On Nov. 10, 2014, in Whitman v. United States, 135 S. Ct. 352, 354 (2014) (Scalia, J., respecting the denial of certiorari), a criminal insider trading case that the Supreme Court declined to hear, the late Justice Antonin Scalia, joined by Justice Clarence Thomas, issued a statement that the court in an appropriate future case may want to reconsider the doctrine of giving deference to an administrative agency like the SEC construing a statute with civil and criminal sanctions.4 The Scalia and Thomas Whitman statement also reaffirmed the principle that it is a legislative, not a judicial or administrative, function to define conduct as criminal. A judicial ruling invalidating the insider trading doctrine on constitutional or even statutory grounds may be all that Congress needs to pass a statute.
1. LOUIS LOSS & JOEL SELIGMAN, SECURITIES REGULATION 3485 (3d ed. 1991) (quoted in Carlyle H. Dauenhauer, “Justice in Equity: Newman and Egalitarian Reconciliation for Insider-Trading Theory,” 12 RUTGERS BUS. L. REV. 41, 84 n. 132.
2. There is some disagreement about whether the personal-benefit element, announced in “classical” theory insider cases, also applies in “misappropriation” cases, the second (and more often utilized) of the two theories used for insider trading cases. See United States v. Bray, 853 F.3d 18, 24 n. 4 (1st Cir. 2017). Associate Justice David H. Souter (Ret.) participated in the decision of this case.

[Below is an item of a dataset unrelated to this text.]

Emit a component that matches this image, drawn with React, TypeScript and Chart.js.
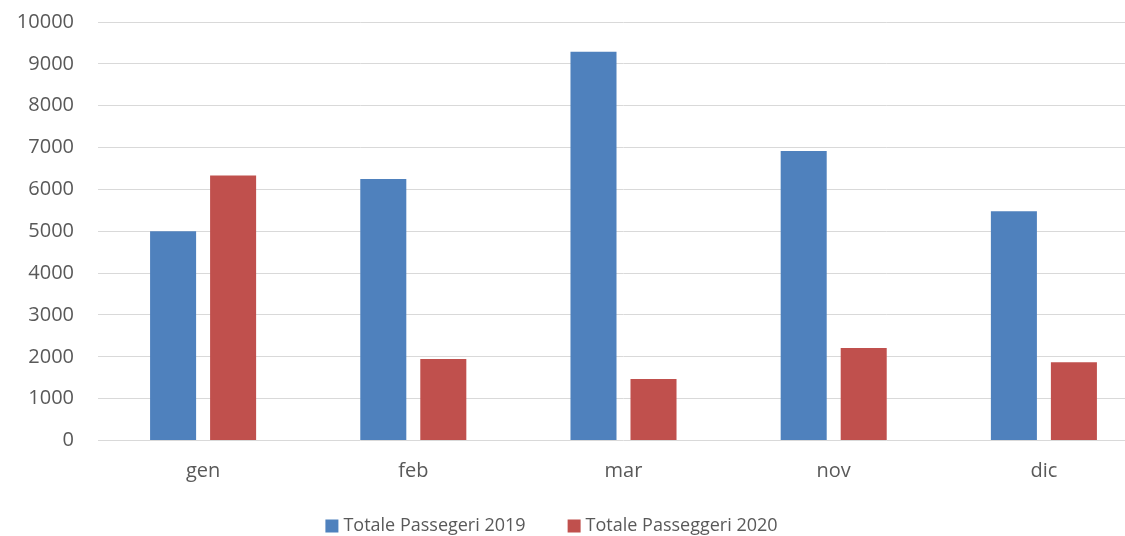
import React, { useEffect, useRef } from "react";
import { Chart, registerables } from "chart.js";

Chart.register(...registerables);

const categories = ["gen", "feb", "mar", "nov", "dic"];
const series2019 = [5000, 6250, 9290, 6920, 5480];
const series2020 = [6330, 1950, 1470, 2210, 1870];
const seriesNames = ["Totale Passegeri 2019", "Totale Passeggeri 2020"];
const seriesColors = ["#4f81bd", "#c0504d"];
const yMin = 0;
const yMax = 10000;
const yStep = 1000;

const FONT_FAMILY = "'Open Sans', sans-serif";
const SHIFT = 14;

const bottomLegend = {
  id: "bottomLegend",
  afterDraw(chart: any) {
    const ctx = chart.ctx as CanvasRenderingContext2D;
    const size = 18;
    const box = 13;
    const boxGap = 5;
    const itemGap = 42;
    const centerX = 551.5;
    const centerY = 526 + SHIFT;
    ctx.save();
    ctx.font = `${size}px ${FONT_FAMILY}`;
    const items = chart.data.datasets.map((d: any) => ({
      label: d.label as string,
      color: d.backgroundColor as string,
      w: box + boxGap + ctx.measureText(d.label).width,
    }));
    const total = items.reduce((a: number, it: any) => a + it.w, 0) + itemGap * (items.length - 1);
    let x = centerX - total / 2;
    ctx.textBaseline = "middle";
    ctx.textAlign = "left";
    for (const it of items) {
      ctx.fillStyle = it.color;
      ctx.fillRect(x, centerY - box / 2, box, box);
      ctx.fillStyle = "#595959";
      ctx.fillText(it.label, x + box + boxGap, centerY);
      x += it.w + itemGap;
    }
    ctx.restore();
  },
};

export default function App() {
  const ref = useRef<HTMLCanvasElement | null>(null);
  useEffect(() => {
    document.body.style.margin = "0";
    document.body.style.overflow = "hidden";
    const ctx = ref.current!;
    const tickFont = { family: FONT_FAMILY, size: 20 };
    const chart = new Chart(ctx, {
      type: "bar",
      data: {
        labels: categories,
        datasets: [
          {
            label: seriesNames[0],
            data: series2019,
            backgroundColor: seriesColors[0],
            categoryPercentage: 0.571,
            barPercentage: 0.767,
          },
          {
            label: seriesNames[1],
            data: series2020,
            backgroundColor: seriesColors[1],
            categoryPercentage: 0.571,
            barPercentage: 0.767,
          },
        ],
      },
      plugins: [bottomLegend],
      options: {
        animation: false,
        responsive: false,
        maintainAspectRatio: false,
        layout: { padding: { top: 0, right: 0, bottom: 0, left: 0 } },
        plugins: {
          tooltip: { enabled: false },
          legend: { display: false },
        },
        scales: {
          x: {
            grid: { display: false, drawTicks: false },
            border: { display: false },
            ticks: { color: "#595959", font: tickFont, padding: 19 },
            afterFit: (s: any) => {
              s.height = 95.5;
            },
          },
          y: {
            min: yMin,
            max: yMax,
            grid: { color: "#d9d9d9", lineWidth: 1, drawTicks: false },
            border: { display: false },
            ticks: {
              stepSize: yStep,
              color: "#595959",
              font: tickFont,
              padding: 24,
              callback: (v: any) => String(v),
            },
            afterFit: (s: any) => {
              s.width = 98;
            },
          },
        },
      },
    });
    return () => chart.destroy();
  }, []);
  return (
    <div style={{ width: 1125, height: 536, overflow: "hidden", position: "relative" }}>
      <canvas
        ref={ref}
        width={1149}
        height={536 + SHIFT}
        style={{ display: "block", position: "absolute", left: 0, top: -SHIFT }}
      />
    </div>
  );
}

3. The Court of Appeals in Bray concluded that “[w]e need not determine, for instance, how ‘close’ a tipper-tippee relationship must be before a jury can infer a gift-based personal benefit.” Id. at 26. Insider trading criminal doctrine also requires proof of the tippee’s knowledge of the benefit to the tipper. Although that issue was not implicated in Salman, it too is likely to be fertile ground for future litigation in insider criminal cases. What exactly must be proven as the tippee’s knowledge of the benefit to obtain a conviction?